U.S. immigrants are our fellow Texans; they are teachers in our classrooms inspiring our children to reach higher every day, engineers who design our defense equipment, nurses who care for our families, architects who build our hospitals and schools, and moreover, members of our armed forces who fight for our country overseas.
Military service has always been an honorable path toward citizenship in this country, and immigrants without citizenship can enlist in our armed forces. However, despite their honorable service to our country, some veterans are deported after they complete their time in the military. As a member of the Armed Services Committee, I introduced several amendments to the 2019 National Defense Authorization Act to protect veterans and active duty service members from deportation.
My first amendment would prohibit the deportation of an immigrant whose spouse is on active duty. The second amendment would ensure that service branches assist soldiers in finishing the steps they need to take toward citizenship before discharge. These commonsense ideas not only would improve military readiness, but would ensure that we are not abandoning the men and women who have served our great country.
Not only has the Trump administration turned its back on veterans and service member families, it has begun deporting Deferred Action for Childhood Arrivals recipients, who have only known the U.S. as home.
This important program, DACA, has given more than 200,000 young Texans the chance to come forward, pass background checks, and live and work legally in this country.
However, after abruptly ending the program last year, the Trump administration has instructed Immigration and Customs Enforcement to begin deportations that tear families apart. American Families United estimates as many as 11,800 military families may face deportation proceedings.
I have stood beside North Texas Dreamers, immigrants who came to the U.S. illegally as children, and the entire immigrant community in Texas, which includes many veterans. To deny these Dreamers, who are being deployed for active duty or veterans who have fought for our country, the opportunity to continue to live in the U.S., is unfathomable. It stands in stark contrast to our nation’s core values.
American diversity and patriotism provide a foundation for young immigrants to turn their skills and education into their own vision of the American dream. We need to support and expand forward-thinking programs like DACA and protect those who have served in our armed forces. Only by protecting these fellow Americans can we move our country forward.
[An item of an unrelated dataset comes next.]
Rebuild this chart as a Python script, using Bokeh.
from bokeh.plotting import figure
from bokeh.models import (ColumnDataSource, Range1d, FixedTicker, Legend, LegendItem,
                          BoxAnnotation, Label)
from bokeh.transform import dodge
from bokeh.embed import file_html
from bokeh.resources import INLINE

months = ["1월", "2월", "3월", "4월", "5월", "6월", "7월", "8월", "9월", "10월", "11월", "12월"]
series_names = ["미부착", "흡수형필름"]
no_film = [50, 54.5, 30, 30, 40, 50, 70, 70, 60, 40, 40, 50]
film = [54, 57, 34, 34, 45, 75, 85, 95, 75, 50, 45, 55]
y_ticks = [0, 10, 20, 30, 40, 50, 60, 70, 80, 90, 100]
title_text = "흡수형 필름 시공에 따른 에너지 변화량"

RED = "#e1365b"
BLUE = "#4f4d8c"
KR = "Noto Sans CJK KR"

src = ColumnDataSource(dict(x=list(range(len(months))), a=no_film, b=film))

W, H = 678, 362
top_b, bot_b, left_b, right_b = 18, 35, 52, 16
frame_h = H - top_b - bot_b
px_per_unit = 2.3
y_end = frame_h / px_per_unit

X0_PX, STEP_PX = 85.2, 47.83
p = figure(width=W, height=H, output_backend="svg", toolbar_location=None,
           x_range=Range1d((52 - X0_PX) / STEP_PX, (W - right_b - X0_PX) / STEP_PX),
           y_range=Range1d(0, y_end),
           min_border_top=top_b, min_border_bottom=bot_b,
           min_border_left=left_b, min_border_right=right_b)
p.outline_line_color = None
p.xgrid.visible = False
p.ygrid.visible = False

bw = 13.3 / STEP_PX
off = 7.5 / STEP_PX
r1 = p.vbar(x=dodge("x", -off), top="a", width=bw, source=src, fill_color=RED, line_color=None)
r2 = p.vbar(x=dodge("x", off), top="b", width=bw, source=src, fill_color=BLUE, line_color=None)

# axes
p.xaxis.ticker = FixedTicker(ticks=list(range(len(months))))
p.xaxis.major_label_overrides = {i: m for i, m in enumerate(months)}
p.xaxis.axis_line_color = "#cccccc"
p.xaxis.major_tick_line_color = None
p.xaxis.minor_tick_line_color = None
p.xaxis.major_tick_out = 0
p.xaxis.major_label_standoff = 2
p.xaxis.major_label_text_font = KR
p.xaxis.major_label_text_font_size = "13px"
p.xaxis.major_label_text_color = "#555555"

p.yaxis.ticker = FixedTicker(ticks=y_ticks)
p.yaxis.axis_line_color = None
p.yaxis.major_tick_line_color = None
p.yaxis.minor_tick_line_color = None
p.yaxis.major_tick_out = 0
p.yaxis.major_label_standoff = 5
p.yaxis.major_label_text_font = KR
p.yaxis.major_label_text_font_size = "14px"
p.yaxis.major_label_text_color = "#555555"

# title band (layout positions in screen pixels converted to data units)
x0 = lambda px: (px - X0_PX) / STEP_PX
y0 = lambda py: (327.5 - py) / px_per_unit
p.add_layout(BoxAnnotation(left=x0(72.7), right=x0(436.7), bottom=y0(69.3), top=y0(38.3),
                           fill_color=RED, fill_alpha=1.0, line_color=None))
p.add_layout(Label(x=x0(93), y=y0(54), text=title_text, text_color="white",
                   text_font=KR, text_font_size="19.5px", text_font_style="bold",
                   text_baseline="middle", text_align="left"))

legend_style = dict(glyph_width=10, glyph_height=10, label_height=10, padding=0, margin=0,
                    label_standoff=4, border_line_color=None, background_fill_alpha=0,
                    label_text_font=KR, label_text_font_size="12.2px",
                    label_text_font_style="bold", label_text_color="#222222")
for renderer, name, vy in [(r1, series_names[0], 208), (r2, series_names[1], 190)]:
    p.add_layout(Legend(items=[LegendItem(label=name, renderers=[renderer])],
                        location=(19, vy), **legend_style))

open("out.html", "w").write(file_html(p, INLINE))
I, along with 195 of my House Democrat and Republican colleagues, have stood up to the president and signed a discharge petition for a vote without delay on commonsense immigration reform.
We must take action.
President Donald Trump needs to remember this: Immigrants are the bedrock of this country. They are what truly makes America great, and attempting to abolish their patriotism and demoralize the communities that established this country will only impede progress. We can’t take any more steps back; we need to keep moving forward and to take care of our own, and that starts with protections for our active duty service members and veterans, and a clean Dream Act, now.
Congressman Marc Veasey represents Texas’ 33rd Congressional District in the U.S. House of Representatives. He wrote this column for The Dallas Morning News.